The Best Performing Arts Venue in Montreal, Quebec

Background Illustration for Performing Arts

There's something uniquely Quebecois about the kind of entertainment referred to as a spectacle. It's more than just a performance, usually involving some kind of multimedia projection, light show, and, if outdoors, fireworks. It's no wonder, then, that the ultimate spectacle, Cirque du Soleil, was founded in Montréal in the ’80s. And it's also hardly surprising that North America's largest French-speaking metropolis should be the continent's capital of French theater.

Montréal is the home of nearly a dozen professional companies and several important theater schools, but there's also a lively English-language theater scene and one of the few remaining Yiddish theaters in North America.

In 2012, the city completed the Quartier des Spectacles, a 70-acre theater district in Downtown with stages for outdoor performances and nearly 80 venues for dance, music, theater, and art.

For a city its size, Montréal offers a remarkable number of opportunities for fans of classical music to get their fill, from operas and symphonies to string quartets.

As for dance, there are several modern dance companies of note, including Montréal Danse and Québec's premier ballet company Les Grands Ballets Canadiens.

Cirque du Soleil

Fodor's Choice

This sensational circus is one of Montréal's great success stories.
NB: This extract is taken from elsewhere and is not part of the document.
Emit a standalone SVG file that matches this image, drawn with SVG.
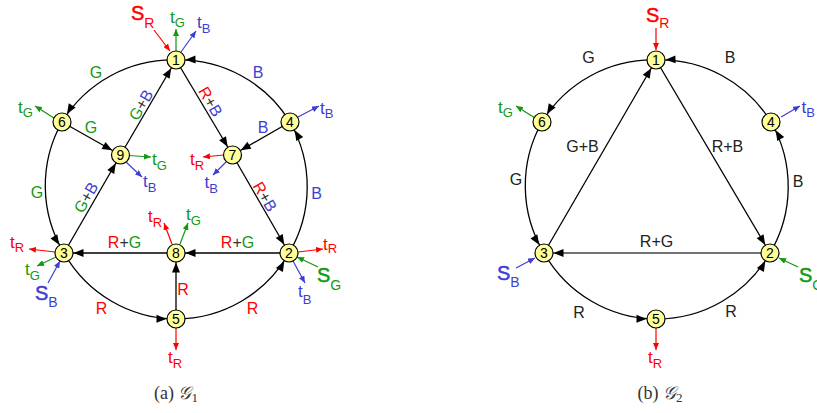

The company—founded in 1984 by a pair of street performers—has completely changed people's idea of what a circus can do. Its shows, now an international phenomenon, use no animals. Instead, colorful acrobatics flirt with the absurd through the use of music, humor, dance, and glorious (and often risqué) costumes. The Cirque has companies in Las Vegas and one each in Orlando and Los Angeles—but none in Montréal (though its HQ and a circus school are located in the northern part of the city). Nevertheless, every year or two, one of its international touring companies returns to where it all began, the Old Port, and sets up the familiar blue-and-yellow tent for a summer of sold-out shows.